▶ DIRECTIONS FOR THIS TASK
All of the lines below are to be printed again exactly; images are excluded from the output.

* * *

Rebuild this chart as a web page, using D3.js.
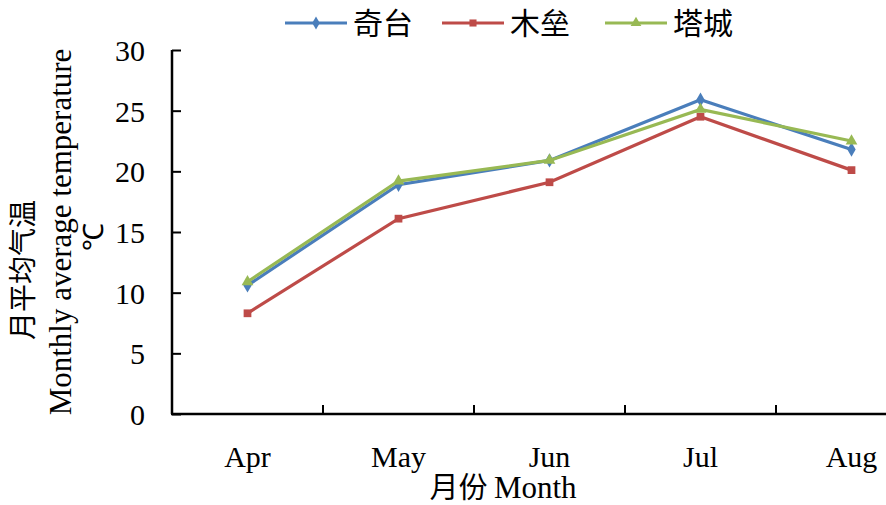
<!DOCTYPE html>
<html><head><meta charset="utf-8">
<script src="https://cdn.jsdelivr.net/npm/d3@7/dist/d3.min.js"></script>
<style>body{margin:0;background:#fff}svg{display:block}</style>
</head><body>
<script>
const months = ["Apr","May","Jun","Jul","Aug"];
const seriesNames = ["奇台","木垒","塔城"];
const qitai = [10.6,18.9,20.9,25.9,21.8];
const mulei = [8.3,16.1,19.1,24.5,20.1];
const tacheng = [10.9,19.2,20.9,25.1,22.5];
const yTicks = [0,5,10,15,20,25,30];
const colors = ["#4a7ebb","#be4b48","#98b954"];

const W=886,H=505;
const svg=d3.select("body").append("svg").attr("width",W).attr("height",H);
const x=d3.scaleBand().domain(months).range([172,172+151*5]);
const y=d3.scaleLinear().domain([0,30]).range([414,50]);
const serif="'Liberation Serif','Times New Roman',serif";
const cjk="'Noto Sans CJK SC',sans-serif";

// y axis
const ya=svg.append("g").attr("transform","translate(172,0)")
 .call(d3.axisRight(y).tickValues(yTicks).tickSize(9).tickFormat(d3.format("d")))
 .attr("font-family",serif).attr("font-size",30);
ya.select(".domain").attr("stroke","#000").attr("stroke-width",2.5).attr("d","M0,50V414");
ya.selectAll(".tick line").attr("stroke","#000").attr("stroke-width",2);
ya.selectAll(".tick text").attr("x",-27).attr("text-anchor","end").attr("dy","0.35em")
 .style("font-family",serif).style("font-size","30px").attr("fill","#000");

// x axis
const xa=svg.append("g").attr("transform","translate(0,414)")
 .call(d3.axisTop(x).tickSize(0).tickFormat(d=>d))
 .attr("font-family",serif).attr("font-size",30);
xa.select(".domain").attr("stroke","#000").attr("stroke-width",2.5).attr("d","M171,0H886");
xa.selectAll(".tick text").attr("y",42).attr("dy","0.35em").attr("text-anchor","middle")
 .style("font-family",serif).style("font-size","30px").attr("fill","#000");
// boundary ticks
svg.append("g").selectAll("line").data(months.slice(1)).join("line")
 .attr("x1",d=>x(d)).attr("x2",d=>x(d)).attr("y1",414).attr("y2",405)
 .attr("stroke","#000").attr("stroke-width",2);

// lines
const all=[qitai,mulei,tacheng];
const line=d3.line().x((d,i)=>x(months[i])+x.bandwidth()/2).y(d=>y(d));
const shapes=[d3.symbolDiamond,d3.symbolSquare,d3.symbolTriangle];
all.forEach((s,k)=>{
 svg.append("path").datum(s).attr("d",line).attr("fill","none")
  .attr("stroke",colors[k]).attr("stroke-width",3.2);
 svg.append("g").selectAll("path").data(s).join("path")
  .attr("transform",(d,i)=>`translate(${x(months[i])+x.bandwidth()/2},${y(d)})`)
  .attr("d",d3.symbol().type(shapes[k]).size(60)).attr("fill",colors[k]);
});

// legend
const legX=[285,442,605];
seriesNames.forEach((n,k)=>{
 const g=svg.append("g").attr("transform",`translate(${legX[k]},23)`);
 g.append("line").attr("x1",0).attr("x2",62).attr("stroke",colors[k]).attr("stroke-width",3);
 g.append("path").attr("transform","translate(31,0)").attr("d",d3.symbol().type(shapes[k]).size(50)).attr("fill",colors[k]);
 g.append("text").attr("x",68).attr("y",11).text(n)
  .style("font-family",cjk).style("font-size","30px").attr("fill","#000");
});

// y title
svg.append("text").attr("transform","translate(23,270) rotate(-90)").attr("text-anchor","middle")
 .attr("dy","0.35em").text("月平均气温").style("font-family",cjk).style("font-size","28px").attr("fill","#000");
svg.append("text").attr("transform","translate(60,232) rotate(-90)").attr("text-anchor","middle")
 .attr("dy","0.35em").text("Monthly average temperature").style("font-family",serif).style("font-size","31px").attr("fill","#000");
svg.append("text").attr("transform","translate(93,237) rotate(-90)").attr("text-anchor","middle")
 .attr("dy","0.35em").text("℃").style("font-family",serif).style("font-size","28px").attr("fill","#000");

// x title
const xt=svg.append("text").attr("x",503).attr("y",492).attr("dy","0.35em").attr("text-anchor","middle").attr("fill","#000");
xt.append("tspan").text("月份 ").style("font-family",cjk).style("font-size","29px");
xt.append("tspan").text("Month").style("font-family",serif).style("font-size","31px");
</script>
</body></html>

* * *

▶ COMPLETE OUTPUT
Rebuild this chart as a web page, using D3.js.
<!DOCTYPE html>
<html><head><meta charset="utf-8">
<script src="https://cdn.jsdelivr.net/npm/d3@7/dist/d3.min.js"></script>
<style>body{margin:0;background:#fff}svg{display:block}</style>
</head><body>
<script>
const months = ["Apr","May","Jun","Jul","Aug"];
const seriesNames = ["奇台","木垒","塔城"];
const qitai = [10.6,18.9,20.9,25.9,21.8];
const mulei = [8.3,16.1,19.1,24.5,20.1];
const tacheng = [10.9,19.2,20.9,25.1,22.5];
const yTicks = [0,5,10,15,20,25,30];
const colors = ["#4a7ebb","#be4b48","#98b954"];

const W=886,H=505;
const svg=d3.select("body").append("svg").attr("width",W).attr("height",H);
const x=d3.scaleBand().domain(months).range([172,172+151*5]);
const y=d3.scaleLinear().domain([0,30]).range([414,50]);
const serif="'Liberation Serif','Times New Roman',serif";
const cjk="'Noto Sans CJK SC',sans-serif";

// y axis
const ya=svg.append("g").attr("transform","translate(172,0)")
 .call(d3.axisRight(y).tickValues(yTicks).tickSize(9).tickFormat(d3.format("d")))
 .attr("font-family",serif).attr("font-size",30);
ya.select(".domain").attr("stroke","#000").attr("stroke-width",2.5).attr("d","M0,50V414");
ya.selectAll(".tick line").attr("stroke","#000").attr("stroke-width",2);
ya.selectAll(".tick text").attr("x",-27).attr("text-anchor","end").attr("dy","0.35em")
 .style("font-family",serif).style("font-size","30px").attr("fill","#000");

// x axis
const xa=svg.append("g").attr("transform","translate(0,414)")
 .call(d3.axisTop(x).tickSize(0).tickFormat(d=>d))
 .attr("font-family",serif).attr("font-size",30);
xa.select(".domain").attr("stroke","#000").attr("stroke-width",2.5).attr("d","M171,0H886");
xa.selectAll(".tick text").attr("y",42).attr("dy","0.35em").attr("text-anchor","middle")
 .style("font-family",serif).style("font-size","30px").attr("fill","#000");
// boundary ticks
svg.append("g").selectAll("line").data(months.slice(1)).join("line")
 .attr("x1",d=>x(d)).attr("x2",d=>x(d)).attr("y1",414).attr("y2",405)
 .attr("stroke","#000").attr("stroke-width",2);

// lines
const all=[qitai,mulei,tacheng];
const line=d3.line().x((d,i)=>x(months[i])+x.bandwidth()/2).y(d=>y(d));
const shapes=[d3.symbolDiamond,d3.symbolSquare,d3.symbolTriangle];
all.forEach((s,k)=>{
 svg.append("path").datum(s).attr("d",line).attr("fill","none")
  .attr("stroke",colors[k]).attr("stroke-width",3.2);
 svg.append("g").selectAll("path").data(s).join("path")
  .attr("transform",(d,i)=>`translate(${x(months[i])+x.bandwidth()/2},${y(d)})`)
  .attr("d",d3.symbol().type(shapes[k]).size(60)).attr("fill",colors[k]);
});

// legend
const legX=[285,442,605];
seriesNames.forEach((n,k)=>{
 const g=svg.append("g").attr("transform",`translate(${legX[k]},23)`);
 g.append("line").attr("x1",0).attr("x2",62).attr("stroke",colors[k]).attr("stroke-width",3);
 g.append("path").attr("transform","translate(31,0)").attr("d",d3.symbol().type(shapes[k]).size(50)).attr("fill",colors[k]);
 g.append("text").attr("x",68).attr("y",11).text(n)
  .style("font-family",cjk).style("font-size","30px").attr("fill","#000");
});

// y title
svg.append("text").attr("transform","translate(23,270) rotate(-90)").attr("text-anchor","middle")
 .attr("dy","0.35em").text("月平均气温").style("font-family",cjk).style("font-size","28px").attr("fill","#000");
svg.append("text").attr("transform","translate(60,232) rotate(-90)").attr("text-anchor","middle")
 .attr("dy","0.35em").text("Monthly average temperature").style("font-family",serif).style("font-size","31px").attr("fill","#000");
svg.append("text").attr("transform","translate(93,237) rotate(-90)").attr("text-anchor","middle")
 .attr("dy","0.35em").text("℃").style("font-family",serif).style("font-size","28px").attr("fill","#000");

// x title
const xt=svg.append("text").attr("x",503).attr("y",492).attr("dy","0.35em").attr("text-anchor","middle").attr("fill","#000");
xt.append("tspan").text("月份 ").style("font-family",cjk).style("font-size","29px");
xt.append("tspan").text("Month").style("font-family",serif).style("font-size","31px");
</script>
</body></html>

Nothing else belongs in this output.